The intercalation of poly(ethylene oxide) (PEG) in layered V2O5 xerogel and the structural and physicochemical characterization of the products is reported. The synthesis of PEO/V2O5 nanocomposites is achieved by simply mixing aqueous solutions of PEO with aqueous V2O5 gels followed by slow water evaporation. Several different phases of PEO/V2O5 composites can be obtained by varying the component ratios.
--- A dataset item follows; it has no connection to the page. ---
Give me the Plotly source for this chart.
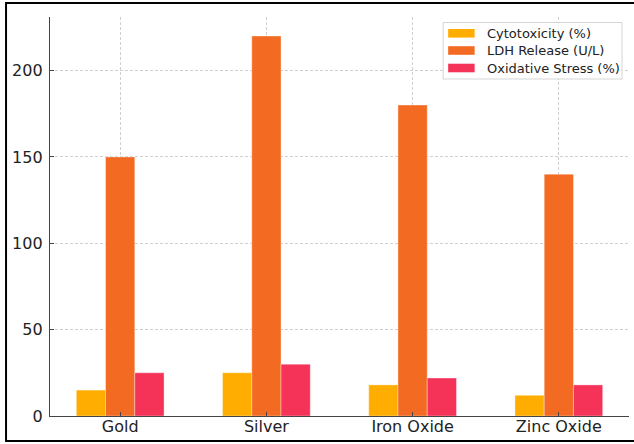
import plotly.graph_objects as go

categories = ["Gold", "Silver", "Iron Oxide", "Zinc Oxide"]
cytotoxicity = [15, 25, 18, 12]
ldh_release = [150, 220, 180, 140]
oxidative_stress = [25, 30, 22, 18]
series_names = ["Cytotoxicity (%)", "LDH Release (U/L)", "Oxidative Stress (%)"]
colors = ["#FFAD00", "#F36A22", "#F53258"]
y_ticks = [0, 50, 100, 150, 200]

W, H = 634, 444
L, R, T, B = 50, 4.5, 17, 28
pw, ph = W - L - R, H - T - B

fig = go.Figure()
for name, vals, col in zip(series_names, [cytotoxicity, ldh_release, oxidative_stress], colors):
    fig.add_trace(go.Bar(x=categories, y=vals, name=name, showlegend=False,
                         marker=dict(color=col, line=dict(color="rgba(255,255,255,0.6)", width=0.6))))

def px_x(p):
    return (p - L) / pw

def px_y(p):
    return (H - B - p) / ph

# figure frame
fig.add_shape(type="rect", xref="paper", yref="paper",
              x0=px_x(6), x1=px_x(645), y0=px_y(441), y1=px_y(3),
              line=dict(color="black", width=2), fillcolor="rgba(0,0,0,0)", layer="above")

# legend (drawn to match matplotlib-style layout)
fig.add_shape(type="rect", xref="paper", yref="paper",
              x0=px_x(443.5), x1=px_x(622.5), y0=px_y(79), y1=px_y(22.5),
              line=dict(color="#d5d5d5", width=1), fillcolor="rgba(255,255,255,0.85)", layer="above")
row_y = [33.3, 50.5, 68]
for name, col, ry in zip(series_names, colors, row_y):
    fig.add_shape(type="rect", xref="paper", yref="paper",
                  x0=px_x(448.5), x1=px_x(475), y0=px_y(ry + 4.3), y1=px_y(ry - 4.3),
                  line=dict(width=0), fillcolor=col, layer="above")
    fig.add_annotation(xref="paper", yref="paper", x=px_x(485.5), y=px_y(ry),
                       xanchor="left", yanchor="middle", text=name, showarrow=False,
                       font=dict(size=13, color="#222222"))

fig.update_layout(
    width=W, height=H,
    margin=dict(l=L, r=R, t=T, b=B, pad=0),
    paper_bgcolor="white", plot_bgcolor="white",
    barmode="group", bargap=0.4, bargroupgap=0,
    font=dict(family="DejaVu Sans", size=16, color="#222222"),
    showlegend=False,
)
grid_dash = "3px,2px"
fig.update_xaxes(range=[-0.48, 3.48], showline=True, linecolor="#444444", linewidth=1.3,
                 showgrid=True, gridcolor="#d0d0d0", griddash=grid_dash, gridwidth=0.8,
                 ticks="inside", ticklen=4, tickcolor="#444444", layer="above traces",
                 tickfont=dict(size=16), zeroline=False, ticklabelstandoff=-4)
fig.update_yaxes(range=[0, 231], tickvals=y_ticks, showline=True, linecolor="#444444", linewidth=1.3,
                 showgrid=True, gridcolor="#d0d0d0", griddash=grid_dash, gridwidth=0.8,
                 ticks="inside", ticklen=4, tickcolor="#444444", layer="above traces",
                 tickfont=dict(size=16), zeroline=False, ticklabelstandoff=3)

fig.write_html("out.html")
The interlayer distance of (PEO)(x)V2O5 . nH(2)O varies from 13.2 Angstrom, at x = 0.5, to 16.8 Angstrom at x = 1.0, to 17.6 Angstrom at 1 < x < 3, and to 18.3 Angstrom at x greater than or equal to 3. One-dimensional electron density calculations based on X-ray diffraction data (perpendicular to layers) show that the composites contain a monolayer of PEO molecules when x < 1 and a bilayer when x greater than or equal to 1. The data suggest that the PEO chains are arranged side-by-side in a fully extended conformation between the layers forming corrugated mono- or bilayers. The (PEO)(2)V2O5 . H2O intercalation compounds are water swellable and light-sensitive. UV irradiation causes dramatic changes in the electronic structure of V2O5 and results in enhanced electrical conductivity and decreased solubility. The conductivity of the irradiated products decreases as the PEO content increases. The optical absorption spectra, electrical conductivity, thermoelectric power, magnetic susceptibility, and electron paramagnetic resonance spectra of the irradiated products are self-consistent and suggest an increased V4+ concentration in the layers and n-type charge transport. Lithium ion redox intercalation was performed on the PEO/V2O5 composites by reaction with LiI. Variable-temperature Li-7 solid-state NMR studies of the Li/PEO/V2O5 materials are reported.